Berner messen Satellitenbahn auf zwei Zentimeter genau
Ein neuer ESA-Satellit soll das Gravitationsfeld der Erde genauer vermessen. Die Daten könnten etwa für künftige Klimaprognosen von Bedeutung sein. Das Astronomische Institut der Universität Bern ist mit einem seiner Spezialgebiete an dieser Mission beteiligt: Es bestimmt die Umlaufbahn des Satelliten – und dies äusserst präzis.
Am 5. Oktober 2008 wird der ESA-Satellit GOCE («Gravity Field and Steady-State Ocean Circulation Explorer») im russischen Plesetsk gestartet. GOCE soll das Gravitationsfeld der Erde mit bisher unerreichter Genauigkeit vermessen. Daraus können wichtige Beiträge zum besseren Verständnis von Prozessen, die in und auf der Erde ablaufen, abgeleitet werden. So ist das Gravitationsfeld zum Beispiel ein wichtiger Faktor bei der Klimaforschung. Seine präzise Bestimmung erlaubt, Änderungen der Dichte der Erdkruste zu messen, geophysikalische Prozesse in dieser Kruste zu verstehen und Veränderungen der Eismassen an den Polen zu erfassen. Die Daten ermöglichen auch ein besseres Modellieren von Ozeanströmungen. Viele dieser Informationen sind wichtige Bausteine in Modellen, welche die Entwicklung des globalen Klimas für die Zukunft vorhersagen sollen.
Uni Bern berechnet die Bahn des Satelliten
Ein Zusammenschluss von zehn Institutionen und Universitäten aus ganz
Europa hat von der ESA den Auftrag bekommen, die Messdaten der
komplexen Satellitenmission auszuwerten. Das Projekt kostet 7,8 Mio.

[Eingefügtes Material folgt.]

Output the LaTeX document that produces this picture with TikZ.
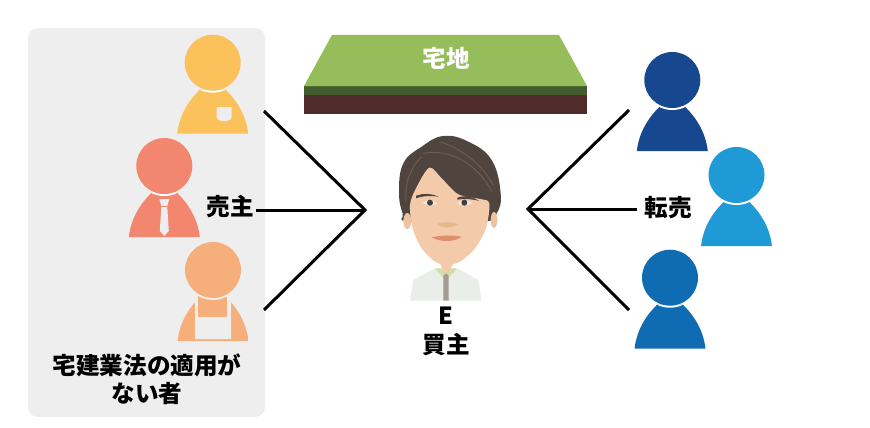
\documentclass[tikz,border=0pt]{standalone}
\usepackage{fontspec}
\setmainfont{Noto Sans CJK JP}
\usetikzlibrary{positioning}
\definecolor{panelgray}{HTML}{EEEEEE}
\definecolor{yellowman}{HTML}{FBC15B}
\definecolor{salmonman}{HTML}{F2866F}
\definecolor{apronman}{HTML}{F6AF7B}
\definecolor{darkblue}{HTML}{17488F}
\definecolor{skyblue}{HTML}{1F9AD6}
\definecolor{midblue}{HTML}{0F6CB2}
\definecolor{landtop}{HTML}{95BE5A}
\definecolor{landmid}{HTML}{425C2E}
\definecolor{landlow}{HTML}{4F2B2B}
\definecolor{hair}{HTML}{4F453E}
\definecolor{hairlight}{HTML}{6B5D52}
\definecolor{skin}{HTML}{F4CBAA}
\definecolor{shirt}{HTML}{E9EEE9}
\definecolor{collar}{HTML}{D5DDA8}
\definecolor{zipper}{HTML}{A39A94}
\tikzset{
	txt/.style={font=\fontsize{23.6}{28}\selectfont\bfseries,inner sep=2pt,align=center},
	edge/.style={color=black,line width=3pt},
	pics/person/.style={code={
		\begin{scope}
			\clip (-35.5,71) .. controls (-33,50) and (-22,36) .. (-13,27) -- (13,27) .. controls (22,36) and (33,50) .. (35.5,71) -- cycle;
			\fill[#1] (-36,25) rectangle (36,72);
			\fill[white] (0,0) circle (30);
		\end{scope}
		\fill[#1] (0,0) circle (28);
	}},
	pics/pocket/.style={code={
		\fill[panelgray] (4,44.5) -- (19,44.5) -- (19,54) .. controls (19,60) and (4,60) .. (4,54) -- cycle;
	}},
	pics/necktie/.style={code={
		\fill[panelgray] (-5,33) -- (5,33) -- (3,40) -- (-3,40) -- cycle;
		\fill[panelgray] (-3,41) -- (3,41) -- (4.5,65) -- (0,70) -- (-4.5,65) -- cycle;
	}},
	pics/apron/.style={code={
		\fill[panelgray] (-18,32) -- (-15,26) -- (15,26) -- (18,32) -- (18,69) -- (-18,69) -- cycle;
		\fill[apronman] (-15,26) rectangle (14,47);
		\fill[panelgray] (0,0) circle (30);
		\fill[apronman] (0,0) circle (28);
	}}
}
\begin{document}
\begin{tikzpicture}[x=1pt,y=-1pt]
	\useasboundingbox (0,0) rectangle (870,428);
	%%%panel
	\fill[panelgray,rounded corners=10pt] (28,28) rectangle (265,417);

	%%%land
	\fill[landlow] (304,95) rectangle (587,114);
	\fill[landmid] (304,86) rectangle (587,95);
	\fill[landtop] (304,86) -- (332,35) -- (559,35) -- (587,86) -- cycle;
	\node[txt,text=white] (land) at (446,58) {宅地};

	%%%sellers
	\pic at (212.7,62.7) {person=yellowman};
	\pic at (212.7,62.7) {pocket};
	\pic at (164.3,166) {person=salmonman};
	\pic at (164.3,166) {necktie};
	\pic at (213,270) {person=apronman};
	\pic at (213,270) {apron};
	\node[txt] (seller) at (230.5,207) {売主};
	\node[txt] (scopetext) at (147,379) {宅建業法の適用が\\ない者};

	%%%resale
	\pic at (672.3,80) {person=darkblue};
	\pic at (736.5,175) {person=skyblue};
	\pic at (670,277.7) {person=midblue};
	\node[txt,inner sep=7pt] (resale) at (668,208) {転売};

	%%%buyer
	\begin{scope}[shift={(380,125)},x=0.3333pt,y=-0.3333pt]
		\fill[shirt] (90,527) -- (100,465) -- (165,430) -- (232,430) -- (295,465) -- (305,527) -- cycle;
		\fill[collar] (165,430) -- (232,430) -- (205,458) -- (190,458) -- cycle;
		\fill[skin] (180,415) -- (220,415) -- (205,442) -- (192,442) -- cycle;
		\fill[zipper] (190,452) -- (198,445) -- (206,452) -- (206,527) -- (190,527) -- cycle;
		\fill[hair] plot[smooth cycle,tension=.7] coordinates {(190,33) (265,50) (335,105) (362,205) (350,265) (310,290) (90,290) (68,265) (57,200) (70,115) (125,65)};
		\draw[hairlight,line width=1pt] (130,85) .. controls (200,70) and (290,110) .. (335,200);
		\draw[hairlight,line width=1pt] (180,50) .. controls (240,70) and (300,110) .. (340,180);
		\draw[hairlight,line width=1pt] (125,95) .. controls (90,130) and (75,170) .. (78,230);
		\fill[skin!88!brown] (82,288) ellipse (12 and 24) (342,285) ellipse (10 and 24);
		\fill[skin] plot[smooth cycle,tension=.5] coordinates {(148,128) (185,160) (235,208) (300,222) (328,235) (318,310) (285,370) (240,410) (200,420) (165,410) (125,370) (98,310) (90,240) (108,190)};
		\fill[hair] (108,212) .. controls (130,204) and (155,205) .. (176,215) .. controls (150,212) and (130,212) .. (108,220) -- cycle;
		\fill[hair] (232,218) .. controls (255,210) and (280,215) .. (298,228) .. controls (275,222) and (255,220) .. (232,224) -- cycle;
		\fill[white!85!brown] (128,233) .. controls (145,222) and (160,224) .. (172,236) .. controls (155,242) and (140,242) .. (128,233) -- cycle;
		\fill[white!85!brown] (232,236) .. controls (245,224) and (262,224) .. (276,234) .. controls (262,242) and (245,242) .. (232,236) -- cycle;
		\fill[black!75] (150,233) circle (9) (253,233) circle (9);
		\fill[skin!75!brown] (170,298) .. controls (185,310) and (215,310) .. (234,298) .. controls (225,290) and (180,290) .. (170,298) -- cycle;
		\fill[red!25!brown!70!white] (155,337) .. controls (185,330) and (215,330) .. (245,335) .. controls (225,352) and (180,352) .. (155,337) -- cycle;
	\end{scope}
	\node[txt] (buyerE) at (446,316) {E};
	\node[txt] (buyer) at (446,345) {買主};

	%%%connectors
	\coordinate (hubL) at (365,210);
	\coordinate (hubR) at (528,209);
	\coordinate (sellerA) at (264,111);
	\coordinate (sellerC) at (264,310);
	\coordinate (resaleA) at (629,110);
	\coordinate (resaleC) at (629,310);
	\draw[edge] (sellerA) -- (hubL) -- (sellerC);
	\draw[edge] (seller.east |- hubL) -- (hubL);
	\draw[edge] (resaleA) -- (hubR) -- (resaleC);
	\draw[edge] (resale.west |- hubR) -- (hubR);
\end{tikzpicture}
\end{document}
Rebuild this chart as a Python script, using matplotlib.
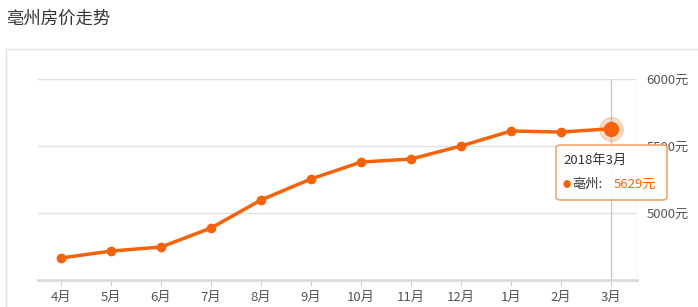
import matplotlib.pyplot as plt
from matplotlib.patches import FancyBboxPatch, Rectangle

plt.rcParams['font.family'] = ['Noto Sans CJK SC', 'DejaVu Sans']

months = ['4月', '5月', '6月', '7月', '8月', '9月', '10月', '11月', '12月', '1月', '2月', '3月']
prices = [4664, 4716, 4746, 4888, 5097, 5254, 5380, 5403, 5500, 5612, 5604, 5629]
yticks = [5000, 5500, 6000]
title = '亳州房价走势'
city = '亳州'
tip_date = '2018年3月'

orange = '#f5620a'
grid_c = '#e0e0e0'

fig = plt.figure(figsize=(6.98, 3.07), dpi=100)
fig.patch.set_facecolor('white')

# outer panel frame
fig.patches.append(Rectangle((6 / 698, -0.05), 1.0, 1 - 49 / 307 + 0.05,
                             transform=fig.transFigure, fill=False,
                             edgecolor='#e3e3e3', linewidth=1.0))
fig.text(7 / 698, 1 - 19 / 307, title, fontsize=12.5, color='#333333', va='center')

ax = fig.add_axes([38 / 698, 1 - 280 / 307, 599 / 698, 201 / 307])
x = list(range(len(months)))
ax.set_xlim(-0.46, 11.52)
ax.set_ylim(4500, 6000)

for y in yticks:
    ax.axhline(y, color=grid_c, linewidth=1, zorder=0)
ax.axvline(11.52, color=grid_c, linewidth=1, zorder=0)
# crosshair at hovered point
ax.axvline(11, color='#c8c8d0', linewidth=1, zorder=1)

ax.plot(x, prices, color=orange, linewidth=2.5, marker='o', markersize=6, zorder=3)
ax.plot(x[-1], prices[-1], 'o', color=orange, markersize=17, alpha=0.22, zorder=2)
ax.plot(x[-1], prices[-1], 'o', color=orange, markersize=10, zorder=4)

for s in ['top', 'left', 'right']:
    ax.spines[s].set_visible(False)
ax.spines['bottom'].set_color('#dadada')
ax.spines['bottom'].set_linewidth(2)

ax.set_xticks(x)
ax.set_xticklabels(months, fontsize=9.5, color='#555555')
ax.tick_params(axis='x', length=4, color='#cccccc', pad=4)
ax.yaxis.tick_right()
ax.set_yticks(yticks)
ax.set_yticklabels([f'{v}元' for v in yticks], fontsize=9.5, color='#555555')
ax.tick_params(axis='y', length=0, pad=7)

# tooltip
tb = FancyBboxPatch((556 / 698, 1 - 200 / 307), 111 / 698, 55 / 307,
                    boxstyle='round,pad=0,rounding_size=0.008',
                    transform=fig.transFigure, facecolor='white', alpha=0.93,
                    edgecolor='#f0a060', linewidth=1.2, zorder=10)
fig.patches.append(tb)
fig.text(563 / 698, 1 - 160 / 307, tip_date, fontsize=9.5, color='#333333',
         va='center', zorder=11)
fig.text(563 / 698, 1 - 184 / 307, '●', fontsize=6, color=orange, va='center', zorder=11)
fig.text(572 / 698, 1 - 184 / 307, city + ':', fontsize=9.5, color='#333333',
         va='center', zorder=11)
fig.text(614 / 698, 1 - 184 / 307, f'{prices[-1]}元', fontsize=9.5, color=orange,
         va='center', zorder=11)

fig.savefig('out.png', dpi=100)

Euro und wird durch das Institut für Astronomische und Physikalische
Geodäsie der Technischen Universität München gemeinsam mit dem
Niederländischen Raumforschungsinstitut in Utrecht koordiniert. Das
Astronomische Institut der Universität Bern (AIUB) wird für die präzise
Bestimmung der Umlaufbahn des neuen Satelliten verantwortlich sein.
«Dafür werden die Daten eines auf dem Satelliten mitfliegenden
GPS-Empfängers verwendet, woraus die Umlaufbahn mit einer Genauigkeit
von besser als zwei Zentimetern bestimmt werden kann», erklärt Heike
Bock vom AIUB. Die Genauigkeit der berechneten Bahnen wird
routinemässig durch direkte Distanzmessungen zum Satelliten, unter
anderem vom Observatorium Zimmerwald bei Bern aus, überprüft. Diese
präzise Bestimmung der Satellitenbahn ist erforderlich, um die
Parameter des Gravitationsfeldes der Erde aus den Messungen des
sogenannten Gradiometers berechnen zu können. Dieses komplexe
Präzisionsinstrument, das Herzstück der Mission, misst kleinste
Beschleunigungsdifferenzen. Die Bahnbestimmung für diesen Satelliten
ist eine besondere Herausforderung, da er in einer sehr geringen Höhe
von lediglich 260 Kilometern über dem Erdboden auf einer fast polaren
Bahn um die Erde kreisen wird. Eine solche Bahn ist notwendig, um eine
optimale Empfindlichkeit der Messsysteme für das Gravitationsfeld zu
erreichen.
Berner Software wird weltweit eingesetzt
Das AIUB nimmt seit vielen Jahren weltweit eine führende Position im Bereich der Auswertung von GPS-Daten und der präzisen Bestimmung von Satellitenbahnen ein. Zu diesem Zweck wird seit etwa 20 Jahren ein Softwarepaket, die «Bernese GPS Software», kontinuierlich weiterentwickelt. Es wird inzwischen in etwa 300 anderen Universitäten und Institutionen weltweit zur Auswertung von GPS-Messungen mit höchsten Genauigkeitsansprüchen eingesetzt. Das Institut betreibt ausserdem, unterstützt vom Bundesamt für Landestopographie, in Zimmerwald eine der weltweit modernsten Einrichtungen zur Vermessung von Satellitenbahnen mit Hilfe von Laserdistanzmessungen.